İZODER Başkan Yardımcısı Ertuğrul Şen, Türkiye’deki mevcut konut sayısının 22 milyonu aştığını ifade ederek, “En son 2002 yılında yapılan bina sayımına göre 16 milyon civarında konutumuz vardı, o tarihten beri 6 milyon adetten fazla yeni konut inşa edildiğini biliyoruz. Haziran 2000’den itibaren yeni binalarda ısı yalıtımı yapılması zorunluluğu yürürlükte olmasına rağmen kaçak yapılaşmayı ve denetimsizliği de dikkate alırsak halen 15-16 milyon konutun ısı yalıtımından yoksun olduğunu söyleyebiliriz” dedi.
Son yıllarda gerek özel sektör, gerek kamunun, enerji verimliliği konusunda yürüttüğü bilinç oluşturma çalışmalarının kamuoyunda çok iyi algılandığının altını çizen Ertuğrul Şen, şöyle konuştu: “Vatandaşımız hem kendi bütçesi hem ülke çıkarları için ısı yalıtımının gerekliliğine inanıyor. Ancak kamunun iki konuya eğilmesi gerekiyor. Birincisi çok etkin bir denetim sistemi kurulmalı, haksız rekabet engellenmeli. ‘Bu malzeme aynı zamanda yalıtım da yapıyor, başka bir ısı yalıtımı ürününe gerek yok’ diye yapılan aldatmaların önüne geçilmeli. İkincisi, AB ülkelerinde de başarılı olmuş birçok teşvik ve finansal sistemler vakit geçirilmeden uygulamaya konulmalı. Böylece enerji verimliliği konusunda yerimizde saymaz. AB ülkelerinin arayı açmalarını izlememiş oluruz.”

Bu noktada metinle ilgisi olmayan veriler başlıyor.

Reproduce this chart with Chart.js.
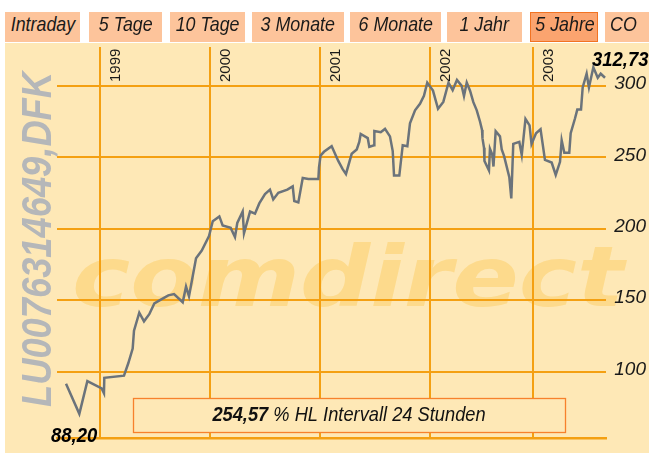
<!DOCTYPE html>
<html>
<head>
<meta charset="utf-8">
<script src="https://cdn.jsdelivr.net/npm/chart.js@4.4.0/dist/chart.umd.min.js"></script>
<style>
  body { margin: 0; background: #fff; }
  #wrap { position: relative; width: 649px; height: 453px; overflow: hidden; }
  canvas { position: absolute; left: 0; top: 0; }
  .tab {
    position: absolute; top: 12px; height: 30px; line-height: 31px;
    background: #fdc49b; color: #1a1a1a; text-align: center; box-sizing: border-box;
    font: italic 21px "Liberation Sans", sans-serif;
    white-space: nowrap;
  }
  .tab span { display: inline-block; transform: scaleX(0.85); transform-origin: 50% 50%; }
  .tab.co { text-align: left; padding-left: 5px; }
  .tab.co span { transform-origin: 0 50%; }
  .tab.on { background: #fba46f; box-shadow: inset 0 0 0 1px #f27322; }
</style>
</head>
<body>
<div id="wrap">
  <canvas id="myChart" width="649" height="453"></canvas>
</div>
<script>
// tabs
const tabNames = ["Intraday", "5 Tage", "10 Tage", "3 Monate", "6 Monate", "1 Jahr", "5 Jahre", "CO"];
const activeTab = "5 Jahre";

// time axis (decimal years) and fund price
const tPos = [
  1998.691, 1998.812, 1998.885, 1999.015, 1999.036, 1999.039, 1999.218, 1999.257, 1999.297, 1999.309,
  1999.357, 1999.400, 1999.448, 1999.494, 1999.545, 1999.621, 1999.673, 1999.752, 1999.782, 1999.809,
  1999.873, 1999.925, 1999.991, 2000.025, 2000.085, 2000.115, 2000.188, 2000.227, 2000.248, 2000.297,
  2000.309, 2000.364, 2000.409, 2000.448, 2000.500, 2000.545, 2000.575, 2000.621, 2000.703, 2000.752,
  2000.766, 2000.803, 2000.843, 2000.894, 2000.985, 2000.991, 2001.005, 2001.036, 2001.106, 2001.166,
  2001.206, 2001.236, 2001.288, 2001.334, 2001.357, 2001.370, 2001.434, 2001.448, 2001.491, 2001.494,
  2001.552, 2001.591, 2001.636, 2001.661, 2001.673, 2001.721, 2001.752, 2001.794, 2001.818, 2001.864,
  2001.909, 2001.945, 2001.975, 2002.027, 2002.073, 2002.121, 2002.168, 2002.206, 2002.245, 2002.288,
  2002.309, 2002.334, 2002.364, 2002.394, 2002.425, 2002.455, 2002.473, 2002.477, 2002.491, 2002.495,
  2002.536, 2002.545, 2002.566, 2002.577, 2002.597, 2002.636, 2002.652, 2002.673, 2002.721, 2002.739,
  2002.757, 2002.812, 2002.834, 2002.868, 2002.905, 2002.923, 2002.964, 2003.005, 2003.045, 2003.106,
  2003.143, 2003.182, 2003.197, 2003.221, 2003.266, 2003.279, 2003.318, 2003.339, 2003.373, 2003.388,
  2003.424, 2003.445, 2003.485, 2003.525, 2003.552, 2003.591
];
const price = [
  91.6, 70.5, 93.4, 88.3, 84.9, 95.7, 97.2, 105.9, 116.2, 128.7,
  141.3, 135.2, 140.2, 147.7, 150.0, 153.4, 154.3, 148.6, 159.5, 152.7,
  179.4, 184.7, 194.9, 205.2, 208.6, 202.3, 200.6, 194.2, 204.0, 212.0,
  196.8, 212.0, 210.5, 217.7, 224.2, 227.3, 220.5, 225.1, 227.3, 229.6,
  219.4, 218.4, 235.5, 234.8, 234.8, 242.9, 251.1, 253.8, 257.7, 247.4,
  241.7, 238.3, 252.4, 255.4, 260.7, 266.3, 263.4, 257.2, 258.4, 268.4,
  267.5, 269.8, 264.6, 254.3, 237.2, 237.2, 258.4, 257.7, 273.7, 282.8,
  287.4, 293.0, 302.2, 296.6, 283.9, 288.7, 302.1, 296.9, 304.0, 299.9,
  292.8, 302.2, 296.5, 288.5, 282.8, 274.8, 269.1, 263.4, 256.6, 247.4,
  240.8, 255.9, 251.8, 243.5, 268.2, 264.6, 255.4, 250.9, 236.0, 221.2,
  259.3, 260.7, 251.6, 276.8, 272.3, 259.3, 266.8, 269.6, 248.1, 246.3,
  237.6, 246.8, 261.8, 253.1, 253.1, 266.8, 277.1, 283.3, 283.3, 298.8,
  308.4, 298.8, 312.9, 305.6, 308.4, 305.6
];

// year grid lines and their labels
const yearLabels = ["1999", "2000", "2001", "2002", "2003"];
const yearPos = [1999, 2000, 2001, 2002, 2002.94];
// value grid lines
const valueTicks = [100, 150, 200, 250, 300];

const isin = "LU0076314649,DFK";
const lowLabel = "88,20";
const highLabel = "312,73";
const perfValue = "254,57";
const perfText = " % HL Intervall 24 Stunden";
const watermark = "comdirect";

const ORANGE = "#f4a012";
const BG = "#fee8b6";
const SANS = '"Liberation Sans", sans-serif';

// build tab bar
const tabLeft = [5, 89, 170, 252, 350, 447, 530, 605];
const tabRight = [80, 162, 245, 344, 441, 522, 598, 660];
const wrap = document.getElementById("wrap");
tabNames.forEach((name, i) => {
  const d = document.createElement("div");
  d.className = "tab" + (name === activeTab ? " on" : "") + (i === tabNames.length - 1 ? " co" : "");
  d.style.left = tabLeft[i] + "px";
  d.style.width = (tabRight[i] - tabLeft[i]) + "px";
  const s = document.createElement("span");
  s.textContent = name;
  d.appendChild(s);
  wrap.appendChild(d);
});

// draw condensed text (scaled horizontally)
function narrowText(ctx, text, x, y, sx) {
  ctx.save();
  ctx.translate(x, y);
  ctx.scale(sx, 1);
  ctx.fillText(text, 0, 0);
  ctx.restore();
}

const decor = {
  id: "decor",
  beforeDraw(chart) {
    const ctx = chart.ctx;
    ctx.save();
    ctx.fillStyle = BG;
    ctx.fillRect(5, 43, 644, 410);

    // watermark
    ctx.font = 'italic bold 84px "DejaVu Sans"';
    ctx.textAlign = "left";
    ctx.textBaseline = "alphabetic";
    let w = ctx.measureText(watermark).width;
    ctx.translate(72, 306);
    ctx.scale(552 / w, 1);
    ctx.fillStyle = "#fdda8c";
    ctx.fillText(watermark, 0, 0);
    ctx.restore();

    // vertical ISIN
    ctx.save();
    ctx.font = "italic bold 42px " + SANS;
    w = ctx.measureText(isin).width;
    ctx.translate(51, 407);
    ctx.rotate(-Math.PI / 2);
    ctx.scale(335 / w, 1);
    ctx.fillStyle = "#b5b7b9";
    ctx.fillText(isin, 0, 0);
    ctx.restore();
  },
  afterDraw(chart) {
    const ctx = chart.ctx;
    const xs = chart.scales.x;

    // year labels
    ctx.save();
    ctx.font = "15px " + SANS;
    ctx.fillStyle = "#1a1a1a";
    ctx.textAlign = "left";
    ctx.textBaseline = "alphabetic";
    yearPos.forEach((v, i) => {
      const px = xs.getPixelForValue(v);
      ctx.save();
      ctx.translate(px + 20, 82);
      ctx.rotate(-Math.PI / 2);
      ctx.fillText(yearLabels[i], 0, 0);
      ctx.restore();
    });

    // high / low
    ctx.font = "italic bold 21px " + SANS;
    ctx.fillStyle = "#000";
    narrowText(ctx, highLabel, 592, 66, 0.88);
    narrowText(ctx, lowLabel, 51, 442, 0.88);

    // performance box
    ctx.fillStyle = BG;
    ctx.fillRect(133, 398, 432, 34);
    ctx.strokeStyle = "#f7812c";
    ctx.lineWidth = 1.3;
    ctx.strokeRect(133.5, 398.5, 432, 34);
    const sx = 0.87;
    ctx.font = "italic bold 21px " + SANS;
    const w1 = ctx.measureText(perfValue).width * sx;
    ctx.font = "italic 21px " + SANS;
    const w2 = ctx.measureText(perfText).width * sx;
    const x0 = 349 - (w1 + w2) / 2;
    ctx.fillStyle = "#111";
    ctx.font = "italic bold 21px " + SANS;
    narrowText(ctx, perfValue, x0, 421, sx);
    ctx.font = "italic 21px " + SANS;
    narrowText(ctx, perfText, x0 + w1, 421, sx);
    ctx.restore();
  }
};

new Chart("myChart", {
  type: "line",
  data: {
    datasets: [
      {
        data: tPos.map((t, i) => ({ x: t, y: price[i] })),
        borderColor: "#6b737b",
        borderWidth: 2.5,
        pointRadius: 0,
        tension: 0,
        fill: false,
      },
    ],
  },
  options: {
    responsive: false,
    animation: false,
    layout: { padding: { left: 57, top: 47, right: 3, bottom: 6 } },
    plugins: {
      legend: { display: false },
      tooltip: { enabled: false },
    },
    scales: {
      x: {
        type: "linear",
        position: "bottom",
        min: 1998.609,
        max: 2003.6,
        afterBuildTicks: (scale) => {
          scale.ticks = yearPos.map((v) => ({ value: v }));
        },
        ticks: { display: false },
        grid: { color: ORANGE, lineWidth: 2, drawTicks: false },
        border: { display: true, color: ORANGE, width: 2.5 },
      },
      y: {
        type: "linear",
        position: "right",
        min: 53.2,
        max: 327.1,
        afterBuildTicks: (scale) => {
          scale.ticks = valueTicks.map((v) => ({ value: v }));
        },
        afterFit: (scale) => {
          scale.width = 40;
        },
        ticks: {
          crossAlign: "far",
          labelOffset: -2,
          color: "#1a1a1a",
          font: { family: SANS, size: 19, style: "italic" },
        },
        grid: { color: ORANGE, lineWidth: 2, drawTicks: false },
        border: { display: false },
      },
    },
  },
  plugins: [decor],
});
</script>
</body>
</html>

Türkiye’nin, enerji verimliliği hedeflerine ulaşmak için tüm olanaklara sahip olduğunu vurgulayan Ertuğrul Şen, sözlerini şöyle tamamladı: “Enerji verimliliğinde AB normlarına ulaşmak, Türkiye’nin hayati hamlesi olacaktır. Özellikle ekonomik ve sosyal hedeflerimiz için enerji verimliliği konusunda gerekli adımları atmak bizim öncelikli sorumluluk ve zorunluluğumuzdur. Daha az enerji ile daha çok iş yapacağımıza ve gelişmiş ülkelerin enerji verimliliği seviyesine ulaşacağımıza inanıyorum. Milli gelirdeki yükselişe bağlı olarak kamuoyu bilinçlendiği zaman tüm yalıtım branşları da hızla gelişecek. İZODER olarak, binalarda çağdaş yaşam koşullarının ancak yalıtımla sağlanabileceğini kamuoyuna anlatmayı sürdüreceğiz.”